**RECORDS SUPPLIED:**

_ _ _ _ _

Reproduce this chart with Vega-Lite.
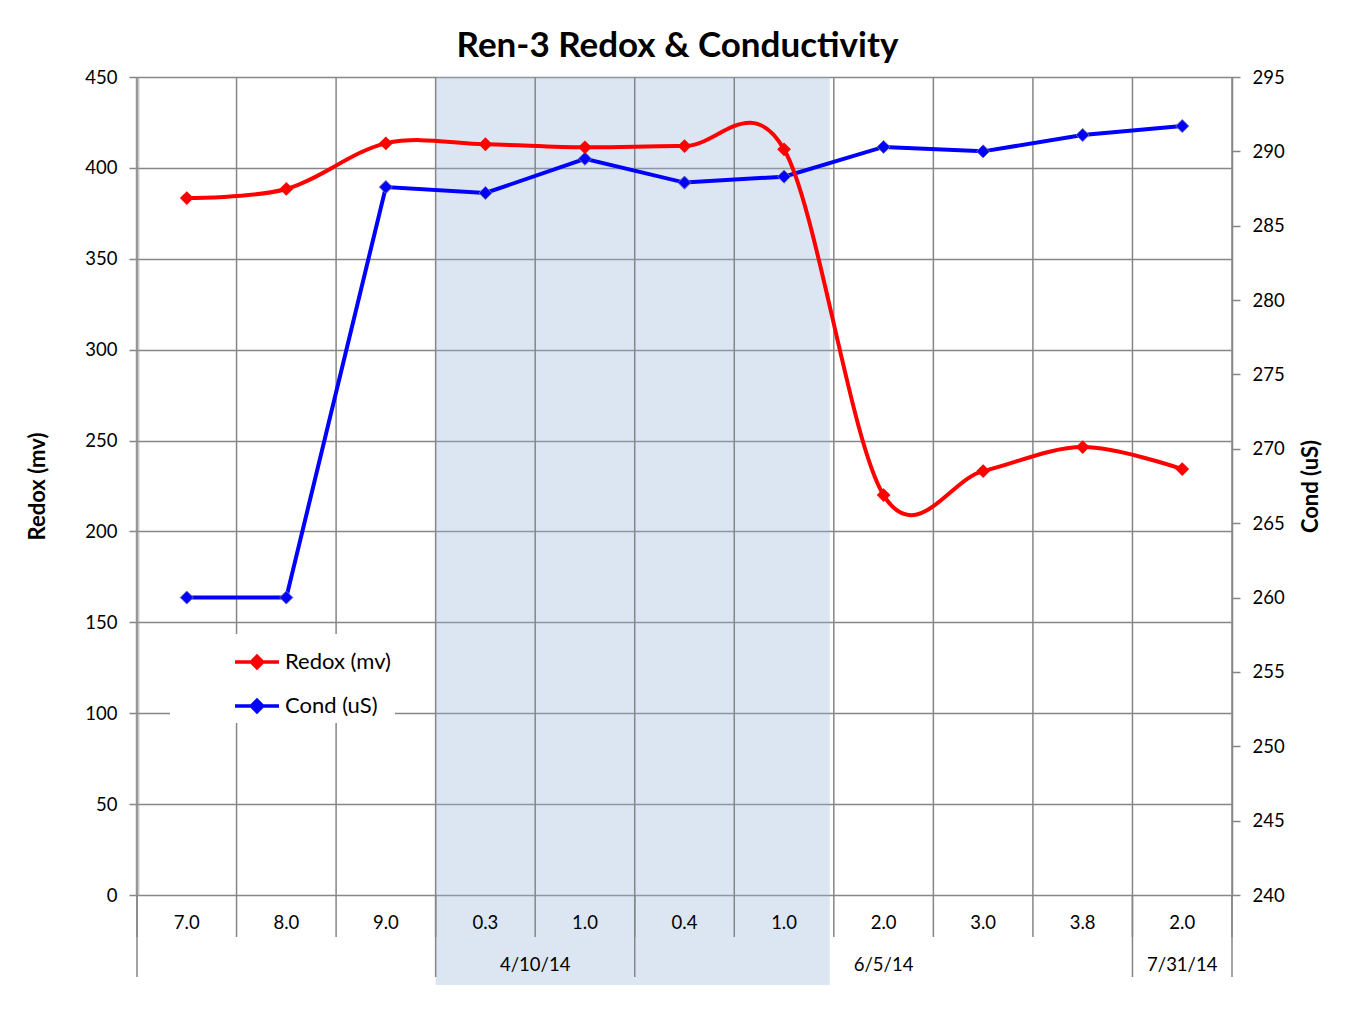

_ _ _ _ _

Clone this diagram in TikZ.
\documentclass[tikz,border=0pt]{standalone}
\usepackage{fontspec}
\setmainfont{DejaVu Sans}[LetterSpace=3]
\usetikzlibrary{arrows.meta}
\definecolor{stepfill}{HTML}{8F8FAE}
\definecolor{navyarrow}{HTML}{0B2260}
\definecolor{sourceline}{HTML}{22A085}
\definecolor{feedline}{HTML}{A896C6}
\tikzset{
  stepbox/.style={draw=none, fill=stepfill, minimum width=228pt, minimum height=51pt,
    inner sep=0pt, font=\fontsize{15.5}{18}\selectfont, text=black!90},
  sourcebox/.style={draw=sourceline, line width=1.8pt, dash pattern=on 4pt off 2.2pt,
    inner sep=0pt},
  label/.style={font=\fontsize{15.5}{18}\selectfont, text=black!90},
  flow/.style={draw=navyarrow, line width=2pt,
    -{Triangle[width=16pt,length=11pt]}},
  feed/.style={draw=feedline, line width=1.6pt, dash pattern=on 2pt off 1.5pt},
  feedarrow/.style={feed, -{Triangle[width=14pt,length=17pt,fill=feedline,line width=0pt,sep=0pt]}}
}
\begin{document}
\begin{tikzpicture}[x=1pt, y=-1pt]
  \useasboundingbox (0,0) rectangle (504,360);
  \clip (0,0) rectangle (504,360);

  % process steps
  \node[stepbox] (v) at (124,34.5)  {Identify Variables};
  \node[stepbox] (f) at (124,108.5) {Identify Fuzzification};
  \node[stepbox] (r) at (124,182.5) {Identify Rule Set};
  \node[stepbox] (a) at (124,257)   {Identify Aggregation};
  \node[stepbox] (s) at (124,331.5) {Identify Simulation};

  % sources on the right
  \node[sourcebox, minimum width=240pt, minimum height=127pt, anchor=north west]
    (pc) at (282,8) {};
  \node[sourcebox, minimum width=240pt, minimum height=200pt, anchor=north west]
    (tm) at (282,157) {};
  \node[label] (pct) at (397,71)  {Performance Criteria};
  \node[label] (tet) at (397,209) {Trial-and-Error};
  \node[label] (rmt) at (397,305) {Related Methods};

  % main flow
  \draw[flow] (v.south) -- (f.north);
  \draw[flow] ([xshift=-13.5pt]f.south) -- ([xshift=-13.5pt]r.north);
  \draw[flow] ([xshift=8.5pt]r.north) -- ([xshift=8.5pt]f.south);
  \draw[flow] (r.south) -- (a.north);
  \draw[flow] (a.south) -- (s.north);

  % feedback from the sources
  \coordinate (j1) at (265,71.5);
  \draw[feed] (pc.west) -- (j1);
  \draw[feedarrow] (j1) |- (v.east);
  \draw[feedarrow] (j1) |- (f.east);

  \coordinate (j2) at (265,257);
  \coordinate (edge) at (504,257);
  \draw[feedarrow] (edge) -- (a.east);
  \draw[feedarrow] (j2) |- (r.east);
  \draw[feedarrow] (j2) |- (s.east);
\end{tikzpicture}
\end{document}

_ _ _ _ _

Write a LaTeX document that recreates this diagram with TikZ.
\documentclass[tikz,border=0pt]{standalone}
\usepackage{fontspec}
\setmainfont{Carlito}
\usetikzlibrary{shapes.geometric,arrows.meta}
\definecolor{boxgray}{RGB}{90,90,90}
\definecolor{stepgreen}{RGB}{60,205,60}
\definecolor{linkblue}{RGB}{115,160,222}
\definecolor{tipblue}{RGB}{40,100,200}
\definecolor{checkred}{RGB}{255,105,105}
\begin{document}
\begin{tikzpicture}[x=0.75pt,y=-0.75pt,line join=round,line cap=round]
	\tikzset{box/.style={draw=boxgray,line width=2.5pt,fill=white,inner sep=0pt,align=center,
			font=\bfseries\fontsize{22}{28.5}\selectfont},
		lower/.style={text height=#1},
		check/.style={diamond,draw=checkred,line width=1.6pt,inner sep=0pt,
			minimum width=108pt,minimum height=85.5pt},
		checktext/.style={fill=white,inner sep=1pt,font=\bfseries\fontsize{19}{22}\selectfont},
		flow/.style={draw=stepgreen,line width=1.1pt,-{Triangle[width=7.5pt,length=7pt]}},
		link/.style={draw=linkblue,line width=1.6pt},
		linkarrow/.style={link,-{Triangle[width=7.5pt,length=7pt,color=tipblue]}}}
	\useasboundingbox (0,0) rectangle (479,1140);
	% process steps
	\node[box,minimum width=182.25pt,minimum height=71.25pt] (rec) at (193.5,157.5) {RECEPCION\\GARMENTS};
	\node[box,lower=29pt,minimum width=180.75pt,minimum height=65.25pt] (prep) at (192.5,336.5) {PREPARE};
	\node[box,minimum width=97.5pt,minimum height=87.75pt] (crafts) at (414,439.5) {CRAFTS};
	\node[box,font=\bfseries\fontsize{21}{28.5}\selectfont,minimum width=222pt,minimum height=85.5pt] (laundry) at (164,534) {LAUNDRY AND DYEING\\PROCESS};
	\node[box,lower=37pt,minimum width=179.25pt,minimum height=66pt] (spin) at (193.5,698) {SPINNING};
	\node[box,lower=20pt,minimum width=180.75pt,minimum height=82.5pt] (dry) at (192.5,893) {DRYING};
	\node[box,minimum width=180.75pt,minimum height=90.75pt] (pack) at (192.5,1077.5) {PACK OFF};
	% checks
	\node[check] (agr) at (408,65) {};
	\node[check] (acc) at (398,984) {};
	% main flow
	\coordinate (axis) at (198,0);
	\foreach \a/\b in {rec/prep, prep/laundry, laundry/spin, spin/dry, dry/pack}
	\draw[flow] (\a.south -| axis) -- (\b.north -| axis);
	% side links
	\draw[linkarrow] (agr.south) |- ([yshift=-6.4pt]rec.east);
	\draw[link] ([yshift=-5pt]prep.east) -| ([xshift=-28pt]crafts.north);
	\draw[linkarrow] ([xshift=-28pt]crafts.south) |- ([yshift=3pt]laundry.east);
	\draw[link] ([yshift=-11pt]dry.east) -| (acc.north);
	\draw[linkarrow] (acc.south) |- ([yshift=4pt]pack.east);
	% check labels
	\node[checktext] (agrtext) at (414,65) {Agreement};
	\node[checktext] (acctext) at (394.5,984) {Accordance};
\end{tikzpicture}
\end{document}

_ _ _ _ _

**THE PROBLEM:** Find every line in the records that has the string "with", then state how many there are and nothing else.

**TASK SOLUTION:** 2